'''

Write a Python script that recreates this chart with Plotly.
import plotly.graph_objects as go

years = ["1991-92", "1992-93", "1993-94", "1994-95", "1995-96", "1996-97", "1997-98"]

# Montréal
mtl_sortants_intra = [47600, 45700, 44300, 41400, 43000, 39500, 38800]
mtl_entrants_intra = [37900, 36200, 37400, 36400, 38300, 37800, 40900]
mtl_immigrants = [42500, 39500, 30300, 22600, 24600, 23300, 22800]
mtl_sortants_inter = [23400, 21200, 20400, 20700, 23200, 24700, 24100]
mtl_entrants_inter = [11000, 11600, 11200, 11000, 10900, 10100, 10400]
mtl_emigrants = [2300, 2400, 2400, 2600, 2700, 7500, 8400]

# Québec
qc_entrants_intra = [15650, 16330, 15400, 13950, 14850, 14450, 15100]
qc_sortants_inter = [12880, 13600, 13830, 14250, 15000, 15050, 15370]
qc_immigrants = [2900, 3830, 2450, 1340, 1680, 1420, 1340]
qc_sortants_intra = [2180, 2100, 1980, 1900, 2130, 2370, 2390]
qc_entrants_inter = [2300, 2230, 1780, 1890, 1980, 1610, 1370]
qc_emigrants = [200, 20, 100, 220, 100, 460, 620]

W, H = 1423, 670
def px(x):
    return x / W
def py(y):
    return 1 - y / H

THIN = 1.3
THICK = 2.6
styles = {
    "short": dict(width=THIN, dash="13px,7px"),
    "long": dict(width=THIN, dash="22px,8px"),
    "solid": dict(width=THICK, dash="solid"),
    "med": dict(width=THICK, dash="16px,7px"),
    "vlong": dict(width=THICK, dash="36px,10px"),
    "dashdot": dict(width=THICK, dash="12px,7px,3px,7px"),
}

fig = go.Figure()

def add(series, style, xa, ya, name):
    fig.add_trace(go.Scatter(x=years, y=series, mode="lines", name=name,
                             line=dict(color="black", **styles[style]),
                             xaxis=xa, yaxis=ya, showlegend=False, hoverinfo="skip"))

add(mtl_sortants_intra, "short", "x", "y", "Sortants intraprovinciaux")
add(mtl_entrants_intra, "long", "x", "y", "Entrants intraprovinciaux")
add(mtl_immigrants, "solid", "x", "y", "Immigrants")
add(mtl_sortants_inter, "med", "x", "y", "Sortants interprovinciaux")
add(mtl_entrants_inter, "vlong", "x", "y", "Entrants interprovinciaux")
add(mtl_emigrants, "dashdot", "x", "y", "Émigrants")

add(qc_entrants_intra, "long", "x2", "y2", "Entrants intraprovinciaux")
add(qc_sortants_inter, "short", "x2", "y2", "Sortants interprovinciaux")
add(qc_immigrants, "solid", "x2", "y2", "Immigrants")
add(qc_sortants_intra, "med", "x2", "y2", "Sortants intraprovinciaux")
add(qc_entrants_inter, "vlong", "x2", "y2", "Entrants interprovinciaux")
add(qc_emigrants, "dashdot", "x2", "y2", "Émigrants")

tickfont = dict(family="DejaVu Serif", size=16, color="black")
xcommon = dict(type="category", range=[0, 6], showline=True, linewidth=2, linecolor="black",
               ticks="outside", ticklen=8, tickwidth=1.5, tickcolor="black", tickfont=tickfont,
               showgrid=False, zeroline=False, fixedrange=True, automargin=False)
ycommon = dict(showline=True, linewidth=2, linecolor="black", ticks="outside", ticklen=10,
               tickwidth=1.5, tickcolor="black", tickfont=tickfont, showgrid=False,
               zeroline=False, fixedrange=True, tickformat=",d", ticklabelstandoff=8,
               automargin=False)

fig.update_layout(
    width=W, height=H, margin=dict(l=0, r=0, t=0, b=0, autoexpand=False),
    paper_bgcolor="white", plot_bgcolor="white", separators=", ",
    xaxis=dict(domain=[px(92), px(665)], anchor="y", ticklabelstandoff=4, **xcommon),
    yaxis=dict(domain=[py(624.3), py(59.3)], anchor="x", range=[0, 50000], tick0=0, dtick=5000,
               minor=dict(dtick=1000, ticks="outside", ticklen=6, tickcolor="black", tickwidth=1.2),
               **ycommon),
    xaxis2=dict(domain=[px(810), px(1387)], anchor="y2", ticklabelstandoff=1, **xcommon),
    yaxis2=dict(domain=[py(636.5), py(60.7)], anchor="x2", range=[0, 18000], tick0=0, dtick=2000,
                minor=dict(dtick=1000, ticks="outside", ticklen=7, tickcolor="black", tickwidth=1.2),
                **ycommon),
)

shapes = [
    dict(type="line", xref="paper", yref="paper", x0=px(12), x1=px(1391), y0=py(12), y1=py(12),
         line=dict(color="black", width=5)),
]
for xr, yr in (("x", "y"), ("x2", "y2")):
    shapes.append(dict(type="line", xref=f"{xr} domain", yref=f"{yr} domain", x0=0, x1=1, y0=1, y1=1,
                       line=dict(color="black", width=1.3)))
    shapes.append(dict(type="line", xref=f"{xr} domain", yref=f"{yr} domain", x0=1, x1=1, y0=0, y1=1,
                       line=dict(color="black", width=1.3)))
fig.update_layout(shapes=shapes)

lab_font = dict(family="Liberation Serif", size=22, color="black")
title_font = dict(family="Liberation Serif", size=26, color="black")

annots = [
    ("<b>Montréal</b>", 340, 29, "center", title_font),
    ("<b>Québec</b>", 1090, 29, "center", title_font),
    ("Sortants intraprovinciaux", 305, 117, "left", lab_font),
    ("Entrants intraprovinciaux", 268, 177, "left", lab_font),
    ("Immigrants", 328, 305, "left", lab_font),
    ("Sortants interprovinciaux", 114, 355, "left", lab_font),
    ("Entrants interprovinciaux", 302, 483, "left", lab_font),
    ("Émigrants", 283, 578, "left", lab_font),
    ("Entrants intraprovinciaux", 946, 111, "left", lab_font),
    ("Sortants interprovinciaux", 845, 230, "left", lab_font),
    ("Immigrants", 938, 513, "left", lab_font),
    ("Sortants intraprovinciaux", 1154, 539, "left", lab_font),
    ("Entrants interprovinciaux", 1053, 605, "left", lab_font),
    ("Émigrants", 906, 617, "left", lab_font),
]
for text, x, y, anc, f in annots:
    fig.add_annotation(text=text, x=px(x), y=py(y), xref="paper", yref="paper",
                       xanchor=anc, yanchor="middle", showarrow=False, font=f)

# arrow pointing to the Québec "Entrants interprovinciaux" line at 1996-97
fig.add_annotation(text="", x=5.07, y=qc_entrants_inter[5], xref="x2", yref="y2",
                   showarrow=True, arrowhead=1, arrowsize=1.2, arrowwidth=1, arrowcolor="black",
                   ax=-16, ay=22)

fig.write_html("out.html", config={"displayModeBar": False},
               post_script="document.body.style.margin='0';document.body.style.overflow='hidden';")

'''

> Set task
Copy out the material above in its entirety. Every detail must match.

> Response to this exercise
Write a Python script that recreates this chart with Plotly.
import plotly.graph_objects as go

years = ["1991-92", "1992-93", "1993-94", "1994-95", "1995-96", "1996-97", "1997-98"]

# Montréal
mtl_sortants_intra = [47600, 45700, 44300, 41400, 43000, 39500, 38800]
mtl_entrants_intra = [37900, 36200, 37400, 36400, 38300, 37800, 40900]
mtl_immigrants = [42500, 39500, 30300, 22600, 24600, 23300, 22800]
mtl_sortants_inter = [23400, 21200, 20400, 20700, 23200, 24700, 24100]
mtl_entrants_inter = [11000, 11600, 11200, 11000, 10900, 10100, 10400]
mtl_emigrants = [2300, 2400, 2400, 2600, 2700, 7500, 8400]

# Québec
qc_entrants_intra = [15650, 16330, 15400, 13950, 14850, 14450, 15100]
qc_sortants_inter = [12880, 13600, 13830, 14250, 15000, 15050, 15370]
qc_immigrants = [2900, 3830, 2450, 1340, 1680, 1420, 1340]
qc_sortants_intra = [2180, 2100, 1980, 1900, 2130, 2370, 2390]
qc_entrants_inter = [2300, 2230, 1780, 1890, 1980, 1610, 1370]
qc_emigrants = [200, 20, 100, 220, 100, 460, 620]

W, H = 1423, 670
def px(x):
    return x / W
def py(y):
    return 1 - y / H

THIN = 1.3
THICK = 2.6
styles = {
    "short": dict(width=THIN, dash="13px,7px"),
    "long": dict(width=THIN, dash="22px,8px"),
    "solid": dict(width=THICK, dash="solid"),
    "med": dict(width=THICK, dash="16px,7px"),
    "vlong": dict(width=THICK, dash="36px,10px"),
    "dashdot": dict(width=THICK, dash="12px,7px,3px,7px"),
}

fig = go.Figure()

def add(series, style, xa, ya, name):
    fig.add_trace(go.Scatter(x=years, y=series, mode="lines", name=name,
                             line=dict(color="black", **styles[style]),
                             xaxis=xa, yaxis=ya, showlegend=False, hoverinfo="skip"))

add(mtl_sortants_intra, "short", "x", "y", "Sortants intraprovinciaux")
add(mtl_entrants_intra, "long", "x", "y", "Entrants intraprovinciaux")
add(mtl_immigrants, "solid", "x", "y", "Immigrants")
add(mtl_sortants_inter, "med", "x", "y", "Sortants interprovinciaux")
add(mtl_entrants_inter, "vlong", "x", "y", "Entrants interprovinciaux")
add(mtl_emigrants, "dashdot", "x", "y", "Émigrants")

add(qc_entrants_intra, "long", "x2", "y2", "Entrants intraprovinciaux")
add(qc_sortants_inter, "short", "x2", "y2", "Sortants interprovinciaux")
add(qc_immigrants, "solid", "x2", "y2", "Immigrants")
add(qc_sortants_intra, "med", "x2", "y2", "Sortants intraprovinciaux")
add(qc_entrants_inter, "vlong", "x2", "y2", "Entrants interprovinciaux")
add(qc_emigrants, "dashdot", "x2", "y2", "Émigrants")

tickfont = dict(family="DejaVu Serif", size=16, color="black")
xcommon = dict(type="category", range=[0, 6], showline=True, linewidth=2, linecolor="black",
               ticks="outside", ticklen=8, tickwidth=1.5, tickcolor="black", tickfont=tickfont,
               showgrid=False, zeroline=False, fixedrange=True, automargin=False)
ycommon = dict(showline=True, linewidth=2, linecolor="black", ticks="outside", ticklen=10,
               tickwidth=1.5, tickcolor="black", tickfont=tickfont, showgrid=False,
               zeroline=False, fixedrange=True, tickformat=",d", ticklabelstandoff=8,
               automargin=False)

fig.update_layout(
    width=W, height=H, margin=dict(l=0, r=0, t=0, b=0, autoexpand=False),
    paper_bgcolor="white", plot_bgcolor="white", separators=", ",
    xaxis=dict(domain=[px(92), px(665)], anchor="y", ticklabelstandoff=4, **xcommon),
    yaxis=dict(domain=[py(624.3), py(59.3)], anchor="x", range=[0, 50000], tick0=0, dtick=5000,
               minor=dict(dtick=1000, ticks="outside", ticklen=6, tickcolor="black", tickwidth=1.2),
               **ycommon),
    xaxis2=dict(domain=[px(810), px(1387)], anchor="y2", ticklabelstandoff=1, **xcommon),
    yaxis2=dict(domain=[py(636.5), py(60.7)], anchor="x2", range=[0, 18000], tick0=0, dtick=2000,
                minor=dict(dtick=1000, ticks="outside", ticklen=7, tickcolor="black", tickwidth=1.2),
                **ycommon),
)

shapes = [
    dict(type="line", xref="paper", yref="paper", x0=px(12), x1=px(1391), y0=py(12), y1=py(12),
         line=dict(color="black", width=5)),
]
for xr, yr in (("x", "y"), ("x2", "y2")):
    shapes.append(dict(type="line", xref=f"{xr} domain", yref=f"{yr} domain", x0=0, x1=1, y0=1, y1=1,
                       line=dict(color="black", width=1.3)))
    shapes.append(dict(type="line", xref=f"{xr} domain", yref=f"{yr} domain", x0=1, x1=1, y0=0, y1=1,
                       line=dict(color="black", width=1.3)))
fig.update_layout(shapes=shapes)

lab_font = dict(family="Liberation Serif", size=22, color="black")
title_font = dict(family="Liberation Serif", size=26, color="black")

annots = [
    ("<b>Montréal</b>", 340, 29, "center", title_font),
    ("<b>Québec</b>", 1090, 29, "center", title_font),
    ("Sortants intraprovinciaux", 305, 117, "left", lab_font),
    ("Entrants intraprovinciaux", 268, 177, "left", lab_font),
    ("Immigrants", 328, 305, "left", lab_font),
    ("Sortants interprovinciaux", 114, 355, "left", lab_font),
    ("Entrants interprovinciaux", 302, 483, "left", lab_font),
    ("Émigrants", 283, 578, "left", lab_font),
    ("Entrants intraprovinciaux", 946, 111, "left", lab_font),
    ("Sortants interprovinciaux", 845, 230, "left", lab_font),
    ("Immigrants", 938, 513, "left", lab_font),
    ("Sortants intraprovinciaux", 1154, 539, "left", lab_font),
    ("Entrants interprovinciaux", 1053, 605, "left", lab_font),
    ("Émigrants", 906, 617, "left", lab_font),
]
for text, x, y, anc, f in annots:
    fig.add_annotation(text=text, x=px(x), y=py(y), xref="paper", yref="paper",
                       xanchor=anc, yanchor="middle", showarrow=False, font=f)

# arrow pointing to the Québec "Entrants interprovinciaux" line at 1996-97
fig.add_annotation(text="", x=5.07, y=qc_entrants_inter[5], xref="x2", yref="y2",
                   showarrow=True, arrowhead=1, arrowsize=1.2, arrowwidth=1, arrowcolor="black",
                   ax=-16, ay=22)

fig.write_html("out.html", config={"displayModeBar": False},
               post_script="document.body.style.margin='0';document.body.style.overflow='hidden';")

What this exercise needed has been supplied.